— START MATERIAL —
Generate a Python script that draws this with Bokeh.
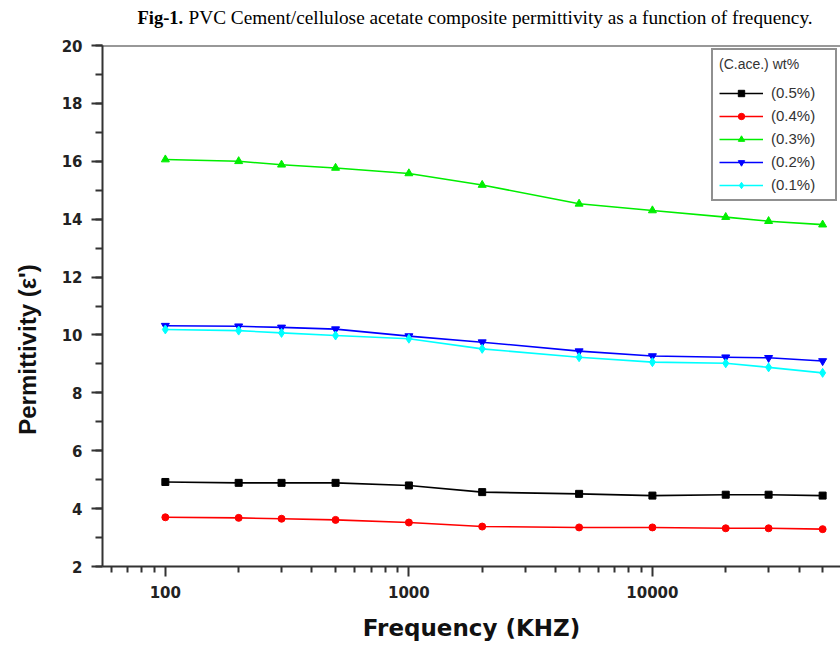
import math
from bokeh.plotting import figure
from bokeh.models import (FixedTicker, SingleIntervalTicker, NumeralTickFormatter, Span,
                          Legend, LegendItem, Label, Range1d)
from bokeh.embed import file_html
from bokeh.resources import INLINE

freq = [100, 200, 300, 500, 1000, 2000, 5000, 10000, 20000, 30000, 50000]
c05 = [4.92, 4.89, 4.89, 4.89, 4.80, 4.57, 4.51, 4.45, 4.48, 4.48, 4.45]
c04 = [3.70, 3.68, 3.65, 3.61, 3.52, 3.38, 3.35, 3.35, 3.32, 3.32, 3.29]
c03 = [16.06, 16.00, 15.88, 15.77, 15.58, 15.18, 14.53, 14.30, 14.07, 13.93, 13.81]
c02 = [10.32, 10.30, 10.26, 10.20, 9.96, 9.75, 9.44, 9.27, 9.23, 9.21, 9.10]
c01 = [10.19, 10.15, 10.07, 9.98, 9.87, 9.52, 9.23, 9.06, 9.02, 8.88, 8.69]

series_names = ["(0.5%)", "(0.4%)", "(0.3%)", "(0.2%)", "(0.1%)"]
series_vals = [c05, c04, c03, c02, c01]
colors = ["#000000", "#FF0000", "#00EE00", "#0000FF", "#00FFFF"]
markers = ["square", "circle", "triangle", "inverted_triangle", "diamond"]
msizes = [7, 7, 8, 8, 9]

x_major = [100, 1000, 10000]
x_minor = [60, 70, 80, 90, 200, 300, 400, 500, 600, 700, 800, 900,
           2000, 3000, 4000, 5000, 6000, 7000, 8000, 9000,
           20000, 30000, 40000, 50000]

p = figure(width=840, height=648, x_axis_type="log", output_backend="svg",
           toolbar_location=None, x_range=Range1d(55.2, 59200), y_range=Range1d(2, 20),
           min_border_left=102, min_border_right=0, min_border_top=45, min_border_bottom=82)
p.outline_line_color = None
p.grid.visible = False
p.background_fill_color = "white"

items = []
for name, vals, col, mk, ms in zip(series_names, series_vals, colors, markers, msizes):
    r1 = p.line(freq, vals, line_color=col, line_width=1.6)
    r2 = p.scatter(freq, vals, marker=mk, size=ms, fill_color=col, line_color=col)
    items.append(LegendItem(label=name, renderers=[r1, r2]))

p.add_layout(Span(location=20, dimension="width", line_color="#333333", line_width=2))

ax = p.xaxis[0]
ax.ticker = FixedTicker(ticks=x_major, minor_ticks=x_minor)
ax.formatter = NumeralTickFormatter(format="0")
ax.axis_label = "Frequency (KHZ)"
ay = p.yaxis[0]
ay.ticker = SingleIntervalTicker(interval=2, num_minor_ticks=2)

for a in (ax, ay):
    a.axis_line_color = "#333333"
    a.axis_line_width = 2
    a.major_tick_line_color = "#333333"
    a.minor_tick_line_color = "#333333"
    a.major_tick_line_width = 2
    a.minor_tick_line_width = 2
    a.major_tick_in = 0
    a.minor_tick_in = 0
    a.major_label_text_font = "DejaVu Sans"
    a.major_label_text_font_style = "bold"
    a.major_label_text_font_size = "15px"
    a.major_label_text_color = "#222222"

ax.major_tick_out = 10
ax.minor_tick_out = 6
ax.major_label_standoff = 9
ax.axis_label_text_font = "DejaVu Sans"
ax.axis_label_text_font_style = "bold"
ax.axis_label_text_color = "#111111"
ax.axis_label_text_font_size = "23px"
ax.axis_label_standoff = 14

ay.major_tick_out = 11
ay.minor_tick_out = 7
ay.major_label_standoff = 9

legend = Legend(items=items, location="top_right", title="(C.ace.) wt%",
                title_text_font="Liberation Sans", title_text_font_size="14px",
                title_text_font_style="normal", title_text_color="#333333",
                label_text_font="Liberation Sans", label_text_font_size="15px",
                label_text_color="#333333", glyph_width=44, glyph_height=16,
                label_height=16, label_width=58, spacing=6, padding=6, margin=3,
                label_standoff=8, title_standoff=12,
                border_line_color="#222222", border_line_width=2,
                background_fill_alpha=1)
p.add_layout(legend)

# title: two labels in the top panel (each in its own stacked panel)
p.add_layout(Label(x=35, y=28, x_units="screen", y_units="screen", text="Fig-1.",
                   text_font="Liberation Serif", text_font_style="bold",
                   text_font_size="18.5px", text_baseline="middle", text_color="#000000"),
             "above")
p.add_layout(Label(x=86, y=8, x_units="screen", y_units="screen",
                   text="PVC Cement/cellulose acetate composite permittivity as a function of frequency.",
                   text_font="Liberation Serif", text_font_size="19.3px",
                   text_baseline="middle", text_color="#000000"),
             "above")

# y axis title in the left panel
p.add_layout(Label(x=-4, y=217, x_units="screen", y_units="screen",
                   text="Permittivity (ε')", angle=math.pi / 2,
                   text_font="Liberation Sans", text_font_style="bold",
                   text_font_size="24px", text_align="center", text_baseline="middle",
                   text_color="#111111"),
             "left")

open("out.html", "w").write(file_html(p, INLINE))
— END MATERIAL —
• _EXERCISE TASK_:
Omit pictures; set down the rest of the material word for word.

• _ANSWER TO THIS TASK_:
Generate a Python script that draws this with Bokeh.
import math
from bokeh.plotting import figure
from bokeh.models import (FixedTicker, SingleIntervalTicker, NumeralTickFormatter, Span,
                          Legend, LegendItem, Label, Range1d)
from bokeh.embed import file_html
from bokeh.resources import INLINE

freq = [100, 200, 300, 500, 1000, 2000, 5000, 10000, 20000, 30000, 50000]
c05 = [4.92, 4.89, 4.89, 4.89, 4.80, 4.57, 4.51, 4.45, 4.48, 4.48, 4.45]
c04 = [3.70, 3.68, 3.65, 3.61, 3.52, 3.38, 3.35, 3.35, 3.32, 3.32, 3.29]
c03 = [16.06, 16.00, 15.88, 15.77, 15.58, 15.18, 14.53, 14.30, 14.07, 13.93, 13.81]
c02 = [10.32, 10.30, 10.26, 10.20, 9.96, 9.75, 9.44, 9.27, 9.23, 9.21, 9.10]
c01 = [10.19, 10.15, 10.07, 9.98, 9.87, 9.52, 9.23, 9.06, 9.02, 8.88, 8.69]

series_names = ["(0.5%)", "(0.4%)", "(0.3%)", "(0.2%)", "(0.1%)"]
series_vals = [c05, c04, c03, c02, c01]
colors = ["#000000", "#FF0000", "#00EE00", "#0000FF", "#00FFFF"]
markers = ["square", "circle", "triangle", "inverted_triangle", "diamond"]
msizes = [7, 7, 8, 8, 9]

x_major = [100, 1000, 10000]
x_minor = [60, 70, 80, 90, 200, 300, 400, 500, 600, 700, 800, 900,
           2000, 3000, 4000, 5000, 6000, 7000, 8000, 9000,
           20000, 30000, 40000, 50000]

p = figure(width=840, height=648, x_axis_type="log", output_backend="svg",
           toolbar_location=None, x_range=Range1d(55.2, 59200), y_range=Range1d(2, 20),
           min_border_left=102, min_border_right=0, min_border_top=45, min_border_bottom=82)
p.outline_line_color = None
p.grid.visible = False
p.background_fill_color = "white"

items = []
for name, vals, col, mk, ms in zip(series_names, series_vals, colors, markers, msizes):
    r1 = p.line(freq, vals, line_color=col, line_width=1.6)
    r2 = p.scatter(freq, vals, marker=mk, size=ms, fill_color=col, line_color=col)
    items.append(LegendItem(label=name, renderers=[r1, r2]))

p.add_layout(Span(location=20, dimension="width", line_color="#333333", line_width=2))

ax = p.xaxis[0]
ax.ticker = FixedTicker(ticks=x_major, minor_ticks=x_minor)
ax.formatter = NumeralTickFormatter(format="0")
ax.axis_label = "Frequency (KHZ)"
ay = p.yaxis[0]
ay.ticker = SingleIntervalTicker(interval=2, num_minor_ticks=2)

for a in (ax, ay):
    a.axis_line_color = "#333333"
    a.axis_line_width = 2
    a.major_tick_line_color = "#333333"
    a.minor_tick_line_color = "#333333"
    a.major_tick_line_width = 2
    a.minor_tick_line_width = 2
    a.major_tick_in = 0
    a.minor_tick_in = 0
    a.major_label_text_font = "DejaVu Sans"
    a.major_label_text_font_style = "bold"
    a.major_label_text_font_size = "15px"
    a.major_label_text_color = "#222222"

ax.major_tick_out = 10
ax.minor_tick_out = 6
ax.major_label_standoff = 9
ax.axis_label_text_font = "DejaVu Sans"
ax.axis_label_text_font_style = "bold"
ax.axis_label_text_color = "#111111"
ax.axis_label_text_font_size = "23px"
ax.axis_label_standoff = 14

ay.major_tick_out = 11
ay.minor_tick_out = 7
ay.major_label_standoff = 9

legend = Legend(items=items, location="top_right", title="(C.ace.) wt%",
                title_text_font="Liberation Sans", title_text_font_size="14px",
                title_text_font_style="normal", title_text_color="#333333",
                label_text_font="Liberation Sans", label_text_font_size="15px",
                label_text_color="#333333", glyph_width=44, glyph_height=16,
                label_height=16, label_width=58, spacing=6, padding=6, margin=3,
                label_standoff=8, title_standoff=12,
                border_line_color="#222222", border_line_width=2,
                background_fill_alpha=1)
p.add_layout(legend)

# title: two labels in the top panel (each in its own stacked panel)
p.add_layout(Label(x=35, y=28, x_units="screen", y_units="screen", text="Fig-1.",
                   text_font="Liberation Serif", text_font_style="bold",
                   text_font_size="18.5px", text_baseline="middle", text_color="#000000"),
             "above")
p.add_layout(Label(x=86, y=8, x_units="screen", y_units="screen",
                   text="PVC Cement/cellulose acetate composite permittivity as a function of frequency.",
                   text_font="Liberation Serif", text_font_size="19.3px",
                   text_baseline="middle", text_color="#000000"),
             "above")

# y axis title in the left panel
p.add_layout(Label(x=-4, y=217, x_units="screen", y_units="screen",
                   text="Permittivity (ε')", angle=math.pi / 2,
                   text_font="Liberation Sans", text_font_style="bold",
                   text_font_size="24px", text_align="center", text_baseline="middle",
                   text_color="#111111"),
             "left")

open("out.html", "w").write(file_html(p, INLINE))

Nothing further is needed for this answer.